- **EXERCISE GOAL**
Copy exactly the lines from the one containing "Generate a Python" through the one containing "deficit = 13944", both included, and leave out any pictures.

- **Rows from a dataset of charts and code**
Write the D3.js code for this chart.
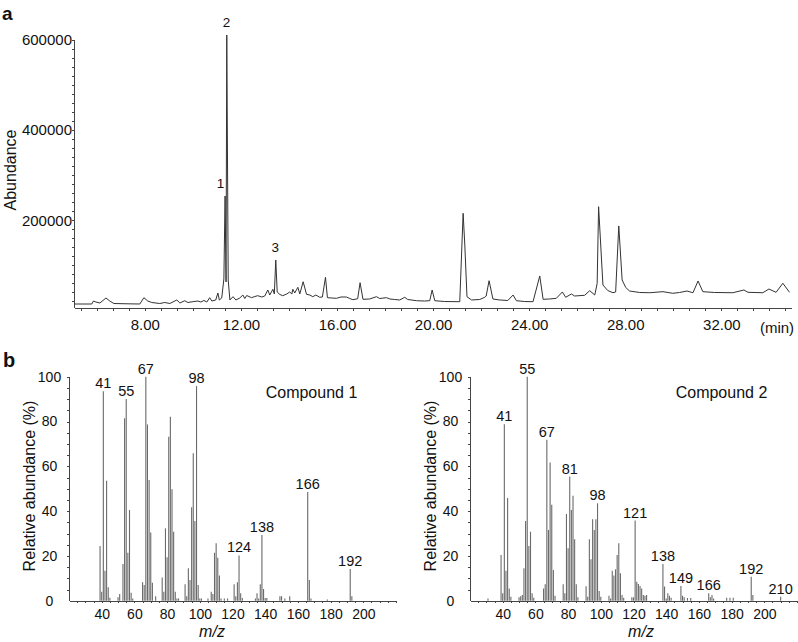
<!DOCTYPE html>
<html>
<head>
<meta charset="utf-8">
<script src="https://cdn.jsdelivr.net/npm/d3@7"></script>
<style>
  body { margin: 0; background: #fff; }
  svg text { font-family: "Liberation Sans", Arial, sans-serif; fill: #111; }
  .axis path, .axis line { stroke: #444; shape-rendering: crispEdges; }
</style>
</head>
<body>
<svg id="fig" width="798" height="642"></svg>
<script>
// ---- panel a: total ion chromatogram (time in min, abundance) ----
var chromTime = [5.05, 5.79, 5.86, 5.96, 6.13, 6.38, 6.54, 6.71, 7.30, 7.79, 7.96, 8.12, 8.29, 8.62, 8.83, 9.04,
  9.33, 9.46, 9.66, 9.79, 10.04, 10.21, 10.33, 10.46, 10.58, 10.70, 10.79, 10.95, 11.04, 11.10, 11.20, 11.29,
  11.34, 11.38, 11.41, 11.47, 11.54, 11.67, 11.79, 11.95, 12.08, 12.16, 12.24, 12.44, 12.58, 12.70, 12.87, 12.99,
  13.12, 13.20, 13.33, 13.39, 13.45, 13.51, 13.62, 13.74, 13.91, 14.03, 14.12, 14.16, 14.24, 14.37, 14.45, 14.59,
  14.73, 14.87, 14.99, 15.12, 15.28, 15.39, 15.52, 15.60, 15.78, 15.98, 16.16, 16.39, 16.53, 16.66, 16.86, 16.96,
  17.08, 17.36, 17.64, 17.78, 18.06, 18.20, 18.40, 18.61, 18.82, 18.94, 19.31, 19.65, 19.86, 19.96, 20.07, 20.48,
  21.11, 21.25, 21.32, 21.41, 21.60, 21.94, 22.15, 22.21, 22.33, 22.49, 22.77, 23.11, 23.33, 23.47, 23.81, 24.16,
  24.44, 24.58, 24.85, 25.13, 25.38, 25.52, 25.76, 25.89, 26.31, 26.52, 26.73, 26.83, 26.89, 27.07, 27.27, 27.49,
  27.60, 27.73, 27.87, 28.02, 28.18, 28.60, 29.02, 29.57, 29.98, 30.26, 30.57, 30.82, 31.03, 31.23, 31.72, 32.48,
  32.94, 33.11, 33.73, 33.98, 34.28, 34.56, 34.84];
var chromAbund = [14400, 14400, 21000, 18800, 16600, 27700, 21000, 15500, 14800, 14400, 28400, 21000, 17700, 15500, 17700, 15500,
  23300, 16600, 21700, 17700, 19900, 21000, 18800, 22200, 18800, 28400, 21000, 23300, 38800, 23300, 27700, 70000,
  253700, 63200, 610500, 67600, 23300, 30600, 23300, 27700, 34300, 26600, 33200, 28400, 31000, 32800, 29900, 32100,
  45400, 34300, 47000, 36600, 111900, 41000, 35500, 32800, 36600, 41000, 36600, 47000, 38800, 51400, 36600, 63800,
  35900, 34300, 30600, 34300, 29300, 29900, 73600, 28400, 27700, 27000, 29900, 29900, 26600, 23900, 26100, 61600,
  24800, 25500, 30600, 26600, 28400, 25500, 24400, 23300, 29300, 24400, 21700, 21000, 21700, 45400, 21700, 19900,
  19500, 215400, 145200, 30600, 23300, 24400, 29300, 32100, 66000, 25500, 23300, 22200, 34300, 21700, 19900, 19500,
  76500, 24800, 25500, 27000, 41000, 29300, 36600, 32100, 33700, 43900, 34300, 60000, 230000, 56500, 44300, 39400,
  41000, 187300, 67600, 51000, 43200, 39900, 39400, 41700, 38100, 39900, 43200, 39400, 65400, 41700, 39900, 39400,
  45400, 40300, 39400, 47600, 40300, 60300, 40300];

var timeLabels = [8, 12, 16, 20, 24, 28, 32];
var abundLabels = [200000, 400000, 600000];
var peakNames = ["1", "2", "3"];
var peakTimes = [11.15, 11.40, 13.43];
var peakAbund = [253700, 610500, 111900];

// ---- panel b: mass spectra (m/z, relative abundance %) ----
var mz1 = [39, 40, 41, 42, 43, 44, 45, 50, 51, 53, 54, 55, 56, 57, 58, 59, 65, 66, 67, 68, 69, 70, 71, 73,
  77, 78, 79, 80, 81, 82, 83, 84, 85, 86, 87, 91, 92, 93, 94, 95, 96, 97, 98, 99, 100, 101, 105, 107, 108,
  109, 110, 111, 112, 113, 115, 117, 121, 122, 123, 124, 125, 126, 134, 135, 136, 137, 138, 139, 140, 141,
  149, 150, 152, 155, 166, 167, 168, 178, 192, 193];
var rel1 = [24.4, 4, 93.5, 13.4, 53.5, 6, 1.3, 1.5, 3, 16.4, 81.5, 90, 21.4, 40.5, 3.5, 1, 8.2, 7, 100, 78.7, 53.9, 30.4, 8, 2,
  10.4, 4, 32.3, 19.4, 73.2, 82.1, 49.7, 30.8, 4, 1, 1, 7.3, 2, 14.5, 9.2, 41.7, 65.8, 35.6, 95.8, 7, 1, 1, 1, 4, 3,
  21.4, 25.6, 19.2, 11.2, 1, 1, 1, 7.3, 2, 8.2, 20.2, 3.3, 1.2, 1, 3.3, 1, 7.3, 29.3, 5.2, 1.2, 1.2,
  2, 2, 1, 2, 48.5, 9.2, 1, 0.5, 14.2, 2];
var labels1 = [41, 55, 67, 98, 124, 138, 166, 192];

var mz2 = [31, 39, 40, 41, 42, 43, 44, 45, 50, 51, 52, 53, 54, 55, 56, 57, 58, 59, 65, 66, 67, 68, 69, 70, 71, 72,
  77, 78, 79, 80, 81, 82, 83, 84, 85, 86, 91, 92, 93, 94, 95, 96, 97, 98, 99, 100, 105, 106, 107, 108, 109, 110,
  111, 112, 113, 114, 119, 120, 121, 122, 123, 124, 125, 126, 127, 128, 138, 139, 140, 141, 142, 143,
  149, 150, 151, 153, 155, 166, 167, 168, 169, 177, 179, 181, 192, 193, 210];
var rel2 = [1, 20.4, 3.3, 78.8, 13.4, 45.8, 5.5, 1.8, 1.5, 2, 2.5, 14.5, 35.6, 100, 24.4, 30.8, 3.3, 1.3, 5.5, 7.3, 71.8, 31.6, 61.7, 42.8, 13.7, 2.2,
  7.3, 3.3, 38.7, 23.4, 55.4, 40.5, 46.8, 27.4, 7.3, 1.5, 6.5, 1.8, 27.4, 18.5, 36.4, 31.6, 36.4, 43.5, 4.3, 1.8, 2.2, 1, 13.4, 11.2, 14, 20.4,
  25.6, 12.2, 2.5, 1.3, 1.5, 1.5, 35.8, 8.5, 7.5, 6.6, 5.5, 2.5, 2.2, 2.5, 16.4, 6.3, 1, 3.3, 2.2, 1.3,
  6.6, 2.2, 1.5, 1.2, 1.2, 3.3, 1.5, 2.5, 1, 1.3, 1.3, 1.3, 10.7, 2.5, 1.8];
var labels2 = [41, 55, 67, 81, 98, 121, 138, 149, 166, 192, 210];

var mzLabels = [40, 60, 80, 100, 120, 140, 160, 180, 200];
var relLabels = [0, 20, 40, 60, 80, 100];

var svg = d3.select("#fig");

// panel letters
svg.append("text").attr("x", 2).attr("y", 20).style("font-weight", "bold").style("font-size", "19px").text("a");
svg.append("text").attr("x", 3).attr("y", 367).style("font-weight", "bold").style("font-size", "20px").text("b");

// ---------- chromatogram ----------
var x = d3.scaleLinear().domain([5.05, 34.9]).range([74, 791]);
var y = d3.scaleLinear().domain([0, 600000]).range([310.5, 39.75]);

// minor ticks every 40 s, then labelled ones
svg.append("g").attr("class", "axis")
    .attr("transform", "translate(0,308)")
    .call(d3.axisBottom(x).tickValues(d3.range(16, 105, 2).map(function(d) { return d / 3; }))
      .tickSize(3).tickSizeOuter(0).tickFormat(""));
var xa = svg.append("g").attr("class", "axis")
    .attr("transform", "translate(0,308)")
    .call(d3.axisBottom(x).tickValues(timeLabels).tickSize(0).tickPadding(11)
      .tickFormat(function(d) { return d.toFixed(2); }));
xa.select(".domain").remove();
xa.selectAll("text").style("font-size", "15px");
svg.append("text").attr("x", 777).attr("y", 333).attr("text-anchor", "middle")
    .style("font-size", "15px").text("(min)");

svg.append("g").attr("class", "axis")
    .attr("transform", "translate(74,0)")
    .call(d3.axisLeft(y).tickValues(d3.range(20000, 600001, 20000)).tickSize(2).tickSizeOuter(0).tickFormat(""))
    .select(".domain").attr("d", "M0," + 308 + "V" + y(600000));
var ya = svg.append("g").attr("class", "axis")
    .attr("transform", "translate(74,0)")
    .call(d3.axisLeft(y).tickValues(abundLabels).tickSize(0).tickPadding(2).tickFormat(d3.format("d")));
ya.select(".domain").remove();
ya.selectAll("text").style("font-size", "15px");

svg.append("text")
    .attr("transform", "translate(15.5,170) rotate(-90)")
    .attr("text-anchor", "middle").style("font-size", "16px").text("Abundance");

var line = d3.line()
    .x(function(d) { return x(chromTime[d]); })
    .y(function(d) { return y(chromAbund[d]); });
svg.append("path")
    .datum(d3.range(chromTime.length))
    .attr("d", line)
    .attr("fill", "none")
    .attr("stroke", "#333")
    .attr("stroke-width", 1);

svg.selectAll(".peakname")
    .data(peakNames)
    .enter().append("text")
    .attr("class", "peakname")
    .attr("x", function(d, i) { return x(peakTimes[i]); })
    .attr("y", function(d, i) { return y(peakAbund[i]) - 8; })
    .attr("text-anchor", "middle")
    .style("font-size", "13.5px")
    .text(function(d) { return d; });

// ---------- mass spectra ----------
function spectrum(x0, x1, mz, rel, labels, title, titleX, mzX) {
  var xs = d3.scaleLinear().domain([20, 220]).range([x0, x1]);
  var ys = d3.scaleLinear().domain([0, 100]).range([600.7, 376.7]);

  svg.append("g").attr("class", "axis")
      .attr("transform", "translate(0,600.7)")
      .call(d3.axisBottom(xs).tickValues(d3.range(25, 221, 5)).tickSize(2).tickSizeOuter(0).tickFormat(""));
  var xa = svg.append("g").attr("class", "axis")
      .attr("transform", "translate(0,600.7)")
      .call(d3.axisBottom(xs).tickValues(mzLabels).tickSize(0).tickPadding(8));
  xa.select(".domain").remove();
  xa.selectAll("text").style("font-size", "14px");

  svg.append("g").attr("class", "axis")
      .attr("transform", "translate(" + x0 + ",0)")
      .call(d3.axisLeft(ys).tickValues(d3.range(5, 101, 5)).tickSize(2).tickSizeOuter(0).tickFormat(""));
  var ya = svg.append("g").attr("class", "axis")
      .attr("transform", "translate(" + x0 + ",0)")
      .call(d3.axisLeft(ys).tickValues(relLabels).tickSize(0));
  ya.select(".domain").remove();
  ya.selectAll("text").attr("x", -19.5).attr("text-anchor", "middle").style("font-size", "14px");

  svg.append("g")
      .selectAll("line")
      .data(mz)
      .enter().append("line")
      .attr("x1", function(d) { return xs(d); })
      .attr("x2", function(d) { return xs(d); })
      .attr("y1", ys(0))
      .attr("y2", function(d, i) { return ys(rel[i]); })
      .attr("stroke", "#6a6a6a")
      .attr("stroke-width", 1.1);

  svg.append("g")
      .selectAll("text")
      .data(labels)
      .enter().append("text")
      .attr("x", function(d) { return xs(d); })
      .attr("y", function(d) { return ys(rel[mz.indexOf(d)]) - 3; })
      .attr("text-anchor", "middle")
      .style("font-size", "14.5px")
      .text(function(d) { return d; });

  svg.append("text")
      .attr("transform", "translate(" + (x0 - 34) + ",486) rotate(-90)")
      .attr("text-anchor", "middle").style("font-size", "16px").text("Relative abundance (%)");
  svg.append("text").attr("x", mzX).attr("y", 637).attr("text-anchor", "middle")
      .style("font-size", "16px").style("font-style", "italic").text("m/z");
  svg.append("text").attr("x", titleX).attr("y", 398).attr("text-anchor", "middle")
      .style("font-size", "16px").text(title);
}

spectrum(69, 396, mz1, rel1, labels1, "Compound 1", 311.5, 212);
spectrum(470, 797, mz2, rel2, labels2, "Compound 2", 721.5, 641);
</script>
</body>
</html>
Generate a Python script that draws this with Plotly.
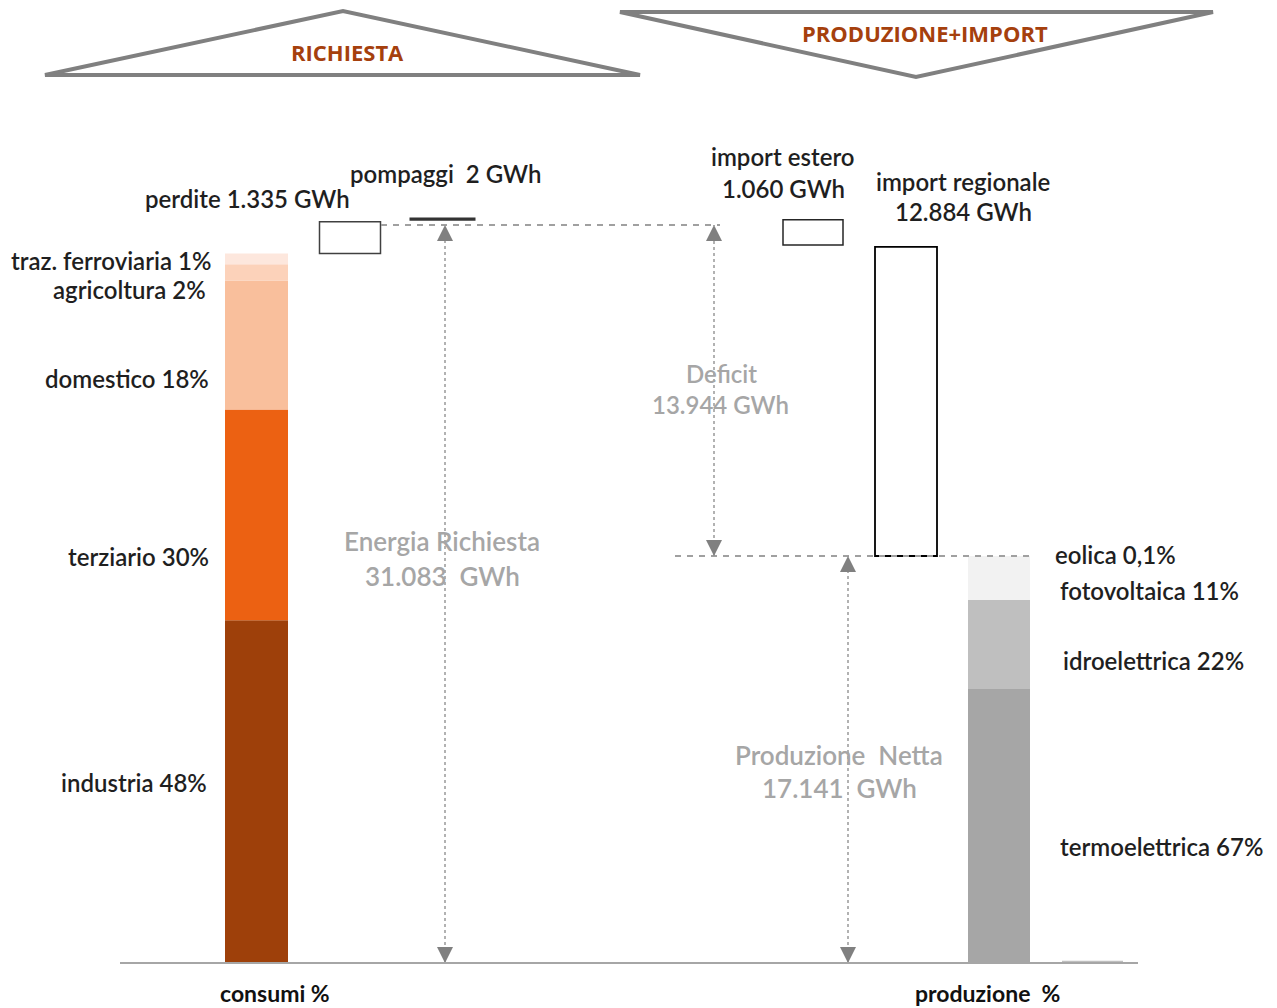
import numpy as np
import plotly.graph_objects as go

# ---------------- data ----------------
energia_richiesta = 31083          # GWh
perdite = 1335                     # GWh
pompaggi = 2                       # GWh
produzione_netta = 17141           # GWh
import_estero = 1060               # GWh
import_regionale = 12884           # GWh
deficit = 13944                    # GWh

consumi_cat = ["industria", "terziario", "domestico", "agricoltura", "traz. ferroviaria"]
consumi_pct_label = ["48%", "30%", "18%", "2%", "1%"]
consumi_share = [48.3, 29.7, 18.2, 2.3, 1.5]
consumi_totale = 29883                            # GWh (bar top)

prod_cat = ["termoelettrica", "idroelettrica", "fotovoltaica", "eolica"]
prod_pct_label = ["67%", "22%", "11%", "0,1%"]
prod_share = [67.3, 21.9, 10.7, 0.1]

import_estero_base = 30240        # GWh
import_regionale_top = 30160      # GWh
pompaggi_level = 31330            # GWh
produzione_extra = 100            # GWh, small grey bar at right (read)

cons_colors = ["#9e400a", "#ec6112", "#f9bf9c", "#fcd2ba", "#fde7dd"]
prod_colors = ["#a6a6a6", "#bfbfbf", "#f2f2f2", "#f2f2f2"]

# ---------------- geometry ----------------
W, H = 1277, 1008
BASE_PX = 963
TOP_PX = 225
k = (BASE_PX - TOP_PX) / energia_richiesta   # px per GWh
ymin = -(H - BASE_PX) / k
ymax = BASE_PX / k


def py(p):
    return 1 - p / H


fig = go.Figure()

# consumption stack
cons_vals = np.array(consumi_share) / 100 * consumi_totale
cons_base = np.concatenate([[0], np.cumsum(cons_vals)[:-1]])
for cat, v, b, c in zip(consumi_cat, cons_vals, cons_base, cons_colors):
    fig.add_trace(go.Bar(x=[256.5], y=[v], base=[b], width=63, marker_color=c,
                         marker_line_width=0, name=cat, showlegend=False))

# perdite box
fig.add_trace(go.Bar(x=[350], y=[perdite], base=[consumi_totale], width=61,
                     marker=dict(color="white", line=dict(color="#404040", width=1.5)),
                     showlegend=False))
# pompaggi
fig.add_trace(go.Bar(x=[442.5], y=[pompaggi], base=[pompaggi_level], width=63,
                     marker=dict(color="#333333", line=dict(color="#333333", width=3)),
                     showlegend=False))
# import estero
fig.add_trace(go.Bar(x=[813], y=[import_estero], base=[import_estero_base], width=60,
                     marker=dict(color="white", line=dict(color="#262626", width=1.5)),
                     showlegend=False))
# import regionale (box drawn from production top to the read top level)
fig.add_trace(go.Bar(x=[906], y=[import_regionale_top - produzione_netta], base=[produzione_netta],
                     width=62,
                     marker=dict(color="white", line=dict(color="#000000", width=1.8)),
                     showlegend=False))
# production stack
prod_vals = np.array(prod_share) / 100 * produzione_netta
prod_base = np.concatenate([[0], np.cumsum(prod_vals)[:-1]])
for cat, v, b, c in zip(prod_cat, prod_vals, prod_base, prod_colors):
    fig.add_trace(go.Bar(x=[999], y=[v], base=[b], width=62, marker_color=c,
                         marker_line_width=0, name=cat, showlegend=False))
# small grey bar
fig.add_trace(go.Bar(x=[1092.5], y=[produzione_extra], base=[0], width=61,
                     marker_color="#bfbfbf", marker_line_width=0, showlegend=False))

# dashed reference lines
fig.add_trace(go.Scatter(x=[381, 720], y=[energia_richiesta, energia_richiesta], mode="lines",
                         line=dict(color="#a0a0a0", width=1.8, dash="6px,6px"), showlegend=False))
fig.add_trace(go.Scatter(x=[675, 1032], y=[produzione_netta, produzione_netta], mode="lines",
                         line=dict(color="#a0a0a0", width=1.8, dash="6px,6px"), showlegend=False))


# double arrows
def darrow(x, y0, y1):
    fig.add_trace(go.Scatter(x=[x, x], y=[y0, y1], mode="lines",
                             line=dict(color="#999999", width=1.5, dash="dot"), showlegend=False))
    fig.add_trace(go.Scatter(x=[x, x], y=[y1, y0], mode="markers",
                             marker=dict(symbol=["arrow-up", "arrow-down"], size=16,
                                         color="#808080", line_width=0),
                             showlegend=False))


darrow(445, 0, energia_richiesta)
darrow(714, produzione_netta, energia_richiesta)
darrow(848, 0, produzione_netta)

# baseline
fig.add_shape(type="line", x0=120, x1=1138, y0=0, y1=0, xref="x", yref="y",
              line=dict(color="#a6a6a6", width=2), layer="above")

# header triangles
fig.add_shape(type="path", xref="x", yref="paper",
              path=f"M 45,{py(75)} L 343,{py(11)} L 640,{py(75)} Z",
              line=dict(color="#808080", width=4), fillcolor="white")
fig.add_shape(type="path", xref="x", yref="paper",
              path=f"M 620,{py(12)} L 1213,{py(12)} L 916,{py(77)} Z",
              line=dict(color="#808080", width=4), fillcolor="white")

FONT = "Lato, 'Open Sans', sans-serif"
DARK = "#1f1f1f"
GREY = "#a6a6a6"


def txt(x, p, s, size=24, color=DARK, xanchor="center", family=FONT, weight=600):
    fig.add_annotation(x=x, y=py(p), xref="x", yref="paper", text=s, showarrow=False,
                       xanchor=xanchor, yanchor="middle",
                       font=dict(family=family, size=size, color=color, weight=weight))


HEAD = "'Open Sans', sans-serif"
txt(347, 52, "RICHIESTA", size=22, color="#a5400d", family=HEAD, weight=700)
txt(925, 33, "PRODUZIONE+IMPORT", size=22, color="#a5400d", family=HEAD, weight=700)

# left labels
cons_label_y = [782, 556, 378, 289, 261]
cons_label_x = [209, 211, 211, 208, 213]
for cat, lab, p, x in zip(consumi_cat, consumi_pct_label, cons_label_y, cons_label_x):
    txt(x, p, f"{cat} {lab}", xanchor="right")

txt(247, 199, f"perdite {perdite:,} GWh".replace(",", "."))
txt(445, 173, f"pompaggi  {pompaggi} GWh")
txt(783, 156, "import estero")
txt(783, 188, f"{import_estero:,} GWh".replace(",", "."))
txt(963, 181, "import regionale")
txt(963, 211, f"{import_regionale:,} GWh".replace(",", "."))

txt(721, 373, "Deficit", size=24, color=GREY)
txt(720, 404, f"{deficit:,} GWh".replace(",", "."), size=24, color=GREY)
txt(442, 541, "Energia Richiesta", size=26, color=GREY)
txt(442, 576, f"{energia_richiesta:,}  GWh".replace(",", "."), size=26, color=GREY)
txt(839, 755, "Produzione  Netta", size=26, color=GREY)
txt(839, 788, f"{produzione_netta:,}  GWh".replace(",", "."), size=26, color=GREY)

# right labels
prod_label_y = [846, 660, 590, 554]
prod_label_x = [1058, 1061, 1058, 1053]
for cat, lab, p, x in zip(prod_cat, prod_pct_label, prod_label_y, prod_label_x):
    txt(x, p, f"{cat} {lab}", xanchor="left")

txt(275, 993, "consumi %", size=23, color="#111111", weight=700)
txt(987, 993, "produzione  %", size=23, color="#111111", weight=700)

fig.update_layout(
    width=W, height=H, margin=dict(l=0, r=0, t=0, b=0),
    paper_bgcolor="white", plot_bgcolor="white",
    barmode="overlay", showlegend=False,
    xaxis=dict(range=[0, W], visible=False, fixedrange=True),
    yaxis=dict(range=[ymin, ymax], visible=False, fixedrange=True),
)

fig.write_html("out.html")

- **WRITTEN SOLUTION**
Generate a Python script that draws this with Plotly.
import numpy as np
import plotly.graph_objects as go

# ---------------- data ----------------
energia_richiesta = 31083          # GWh
perdite = 1335                     # GWh
pompaggi = 2                       # GWh
produzione_netta = 17141           # GWh
import_estero = 1060               # GWh
import_regionale = 12884           # GWh
deficit = 13944                    # GWh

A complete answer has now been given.